The request: Repeat the lines below exactly as they appear, but leave out the images.

>> START

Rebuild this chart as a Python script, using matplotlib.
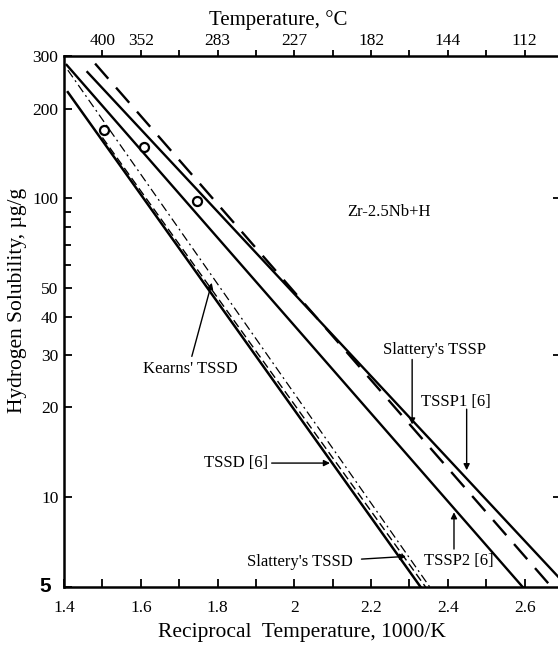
import numpy as np
import matplotlib
matplotlib.use("Agg")
import matplotlib.pyplot as plt

plt.rcParams["font.family"] = ["Liberation Serif", "DejaVu Serif"]

# Arrhenius lines, (1000/K, ug/g) end points
tssp1_x = [1.461, 2.700]
tssp1_y = [265, 5.2]
slat_tssp_x = [1.481, 2.670]
slat_tssp_y = [283, 5.0]
tssp2_x = [1.407, 2.595]
tssp2_y = [280, 5.0]
tssd_x = [1.410, 2.329]
tssd_y = [227, 5.0]
kearns_x = [1.410, 2.353]
kearns_y = [269, 5.0]
slat_tssd_x = [1.500, 2.342]
slat_tssd_y = [160, 5.0]

# measured points
pts_x = [1.504, 1.608, 1.746]
pts_y = [170, 149, 98]

xticks = [1.4, 1.5, 1.6, 1.7, 1.8, 1.9, 2.0, 2.1, 2.2, 2.3, 2.4, 2.5, 2.6]
xlabels = ["1.4", "", "1.6", "", "1.8", "", "2", "", "2.2", "", "2.4", "", "2.6"]
top_ticks = [1.5, 1.6, 1.7, 1.8, 1.9, 2.0, 2.1, 2.2, 2.3, 2.4, 2.5, 2.6]
top_labels = ["400", "352", "", "283", "", "227", "", "182", "", "144", "", "112"]
yticks = [5, 10, 20, 30, 40, 50, 100, 200, 300]
ylabels = ["", "10", "20", "30", "40", "50", "100", "200", "300"]
yminor = [60, 70, 80, 90]
right_ticks = [10, 30, 100]

fig = plt.figure(figsize=(5.58, 6.45), dpi=100)
ax = fig.add_axes([64 / 558, 58 / 645, 499 / 558, 531 / 645])

ax.plot(tssp1_x, tssp1_y, color="black", lw=1.7)
ax.plot(slat_tssp_x, slat_tssp_y, color="black", lw=1.7, linestyle=(0, (8.5, 5)))
ax.plot(tssp2_x, tssp2_y, color="black", lw=1.7)
ax.plot(tssd_x, tssd_y, color="black", lw=1.8)
ax.plot(kearns_x, kearns_y, color="black", lw=0.9, linestyle=(0, (7, 3, 1.5, 3)))
ax.plot(slat_tssd_x, slat_tssd_y, color="black", lw=1.0, linestyle=(0, (6, 3)))
ax.plot(pts_x, pts_y, "o", ms=6.5, mfc="white", mec="black", mew=1.6)

ax.set_yscale("log")
ax.set_xlim(1.4, 2.7)
ax.set_ylim(5, 300)
ax.set_xticks(xticks)
ax.set_xticklabels(xlabels)
ax.set_yticks(yticks)
ax.set_yticklabels(ylabels)
ax.set_yticks(yminor, minor=True)
ax.yaxis.set_minor_formatter(plt.NullFormatter())
ax.tick_params(axis="both", which="both", direction="in", width=1.3, labelsize=12.5)
ax.tick_params(axis="both", which="major", length=6)
ax.tick_params(axis="x", pad=9)
ax.tick_params(axis="y", which="minor", length=5)
ax.tick_params(axis="y", pad=4)
# the bottom "5" is set in a bold sans face in the original
ax.text(-0.038, 0.0, "5", transform=ax.transAxes, fontsize=15, fontweight="bold",
        family="Liberation Sans", ha="center", va="center")
for s in ["left", "bottom", "top"]:
    ax.spines[s].set_linewidth(1.8)
ax.spines["right"].set_visible(False)

top = ax.twiny()
top.set_xlim(ax.get_xlim())
top.set_xticks(top_ticks)
top.set_xticklabels(top_labels)
top.tick_params(axis="x", direction="out", length=4, width=1.3, labelsize=12.5, pad=1)
for s in top.spines.values():
    s.set_visible(False)

rt = ax.twinx()
rt.set_yscale("log")
rt.set_ylim(ax.get_ylim())
rt.set_yticks(right_ticks)
rt.yaxis.set_minor_locator(plt.NullLocator())
rt.set_yticklabels([])
rt.tick_params(axis="y", direction="in", length=7, width=1.3)
for s in rt.spines.values():
    s.set_visible(False)

fig.text(278 / 558, 1 - 20 / 645, "Temperature, \u00b0C", fontsize=15, ha="center", va="center")
fig.text(302 / 558, 1 - 632 / 645, "Reciprocal  Temperature, 1000/K", fontsize=15.5,
         ha="center", va="center")
fig.text(18 / 558, 1 - 300 / 645, "Hydrogen Solubility, \u00b5g/g", fontsize=15.5,
         ha="center", va="center", rotation=90)

ax.text(2.246, 90, "Zr-2.5Nb+H", fontsize=12, ha="center", va="center")

arrow = dict(arrowstyle="-|>", color="black", lw=1.0, mutation_scale=9,
             shrinkA=0, shrinkB=0)
ax.text(2.366, 31.0, "Slattery's TSSP", fontsize=12, ha="center", va="center")
ax.annotate("", xy=(2.307, 17.5), xytext=(2.307, 28.9), arrowprops=arrow)
ax.text(2.421, 20.9, "TSSP1 [6]", fontsize=12, ha="center", va="center")
ax.annotate("", xy=(2.449, 12.3), xytext=(2.449, 19.7), arrowprops=arrow)
ax.text(1.728, 26.8, "Kearns' TSSD", fontsize=12, ha="center", va="center")
ax.annotate("", xy=(1.785, 52.2), xytext=(1.733, 29.6), arrowprops=arrow)
ax.text(1.848, 13.0, "TSSD [6]", fontsize=12, ha="center", va="center")
ax.annotate("", xy=(2.093, 13.0), xytext=(1.941, 13.0), arrowprops=arrow)
ax.text(2.015, 6.06, "Slattery's TSSD", fontsize=12, ha="center", va="center")
ax.annotate("", xy=(2.291, 6.33), xytext=(2.175, 6.2), arrowprops=arrow)
ax.text(2.429, 6.1, "TSSP2 [6]", fontsize=12, ha="center", va="center")
ax.annotate("", xy=(2.416, 8.9), xytext=(2.416, 6.7), arrowprops=arrow)

fig.savefig("out.png", dpi=100)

>> END

Exercise result:
Rebuild this chart as a Python script, using matplotlib.
import numpy as np
import matplotlib
matplotlib.use("Agg")
import matplotlib.pyplot as plt

plt.rcParams["font.family"] = ["Liberation Serif", "DejaVu Serif"]

# Arrhenius lines, (1000/K, ug/g) end points
tssp1_x = [1.461, 2.700]
tssp1_y = [265, 5.2]
slat_tssp_x = [1.481, 2.670]
slat_tssp_y = [283, 5.0]
tssp2_x = [1.407, 2.595]
tssp2_y = [280, 5.0]
tssd_x = [1.410, 2.329]
tssd_y = [227, 5.0]
kearns_x = [1.410, 2.353]
kearns_y = [269, 5.0]
slat_tssd_x = [1.500, 2.342]
slat_tssd_y = [160, 5.0]

# measured points
pts_x = [1.504, 1.608, 1.746]
pts_y = [170, 149, 98]

xticks = [1.4, 1.5, 1.6, 1.7, 1.8, 1.9, 2.0, 2.1, 2.2, 2.3, 2.4, 2.5, 2.6]
xlabels = ["1.4", "", "1.6", "", "1.8", "", "2", "", "2.2", "", "2.4", "", "2.6"]
top_ticks = [1.5, 1.6, 1.7, 1.8, 1.9, 2.0, 2.1, 2.2, 2.3, 2.4, 2.5, 2.6]
top_labels = ["400", "352", "", "283", "", "227", "", "182", "", "144", "", "112"]
yticks = [5, 10, 20, 30, 40, 50, 100, 200, 300]
ylabels = ["", "10", "20", "30", "40", "50", "100", "200", "300"]
yminor = [60, 70, 80, 90]
right_ticks = [10, 30, 100]

fig = plt.figure(figsize=(5.58, 6.45), dpi=100)
ax = fig.add_axes([64 / 558, 58 / 645, 499 / 558, 531 / 645])

ax.plot(tssp1_x, tssp1_y, color="black", lw=1.7)
ax.plot(slat_tssp_x, slat_tssp_y, color="black", lw=1.7, linestyle=(0, (8.5, 5)))
ax.plot(tssp2_x, tssp2_y, color="black", lw=1.7)
ax.plot(tssd_x, tssd_y, color="black", lw=1.8)
ax.plot(kearns_x, kearns_y, color="black", lw=0.9, linestyle=(0, (7, 3, 1.5, 3)))
ax.plot(slat_tssd_x, slat_tssd_y, color="black", lw=1.0, linestyle=(0, (6, 3)))
ax.plot(pts_x, pts_y, "o", ms=6.5, mfc="white", mec="black", mew=1.6)

ax.set_yscale("log")
ax.set_xlim(1.4, 2.7)
ax.set_ylim(5, 300)
ax.set_xticks(xticks)
ax.set_xticklabels(xlabels)
ax.set_yticks(yticks)
ax.set_yticklabels(ylabels)
ax.set_yticks(yminor, minor=True)
ax.yaxis.set_minor_formatter(plt.NullFormatter())
ax.tick_params(axis="both", which="both", direction="in", width=1.3, labelsize=12.5)
ax.tick_params(axis="both", which="major", length=6)
ax.tick_params(axis="x", pad=9)
ax.tick_params(axis="y", which="minor", length=5)
ax.tick_params(axis="y", pad=4)
# the bottom "5" is set in a bold sans face in the original
ax.text(-0.038, 0.0, "5", transform=ax.transAxes, fontsize=15, fontweight="bold",
        family="Liberation Sans", ha="center", va="center")
for s in ["left", "bottom", "top"]:
    ax.spines[s].set_linewidth(1.8)
ax.spines["right"].set_visible(False)

top = ax.twiny()
top.set_xlim(ax.get_xlim())
top.set_xticks(top_ticks)
top.set_xticklabels(top_labels)
top.tick_params(axis="x", direction="out", length=4, width=1.3, labelsize=12.5, pad=1)
for s in top.spines.values():
    s.set_visible(False)

rt = ax.twinx()
rt.set_yscale("log")
rt.set_ylim(ax.get_ylim())
rt.set_yticks(right_ticks)
rt.yaxis.set_minor_locator(plt.NullLocator())
rt.set_yticklabels([])
rt.tick_params(axis="y", direction="in", length=7, width=1.3)
for s in rt.spines.values():
    s.set_visible(False)

fig.text(278 / 558, 1 - 20 / 645, "Temperature, \u00b0C", fontsize=15, ha="center", va="center")
fig.text(302 / 558, 1 - 632 / 645, "Reciprocal  Temperature, 1000/K", fontsize=15.5,
         ha="center", va="center")
fig.text(18 / 558, 1 - 300 / 645, "Hydrogen Solubility, \u00b5g/g", fontsize=15.5,
         ha="center", va="center", rotation=90)

ax.text(2.246, 90, "Zr-2.5Nb+H", fontsize=12, ha="center", va="center")

arrow = dict(arrowstyle="-|>", color="black", lw=1.0, mutation_scale=9,
             shrinkA=0, shrinkB=0)
ax.text(2.366, 31.0, "Slattery's TSSP", fontsize=12, ha="center", va="center")
ax.annotate("", xy=(2.307, 17.5), xytext=(2.307, 28.9), arrowprops=arrow)
ax.text(2.421, 20.9, "TSSP1 [6]", fontsize=12, ha="center", va="center")
ax.annotate("", xy=(2.449, 12.3), xytext=(2.449, 19.7), arrowprops=arrow)
ax.text(1.728, 26.8, "Kearns' TSSD", fontsize=12, ha="center", va="center")
ax.annotate("", xy=(1.785, 52.2), xytext=(1.733, 29.6), arrowprops=arrow)
ax.text(1.848, 13.0, "TSSD [6]", fontsize=12, ha="center", va="center")
ax.annotate("", xy=(2.093, 13.0), xytext=(1.941, 13.0), arrowprops=arrow)
ax.text(2.015, 6.06, "Slattery's TSSD", fontsize=12, ha="center", va="center")
ax.annotate("", xy=(2.291, 6.33), xytext=(2.175, 6.2), arrowprops=arrow)
ax.text(2.429, 6.1, "TSSP2 [6]", fontsize=12, ha="center", va="center")
ax.annotate("", xy=(2.416, 8.9), xytext=(2.416, 6.7), arrowprops=arrow)

fig.savefig("out.png", dpi=100)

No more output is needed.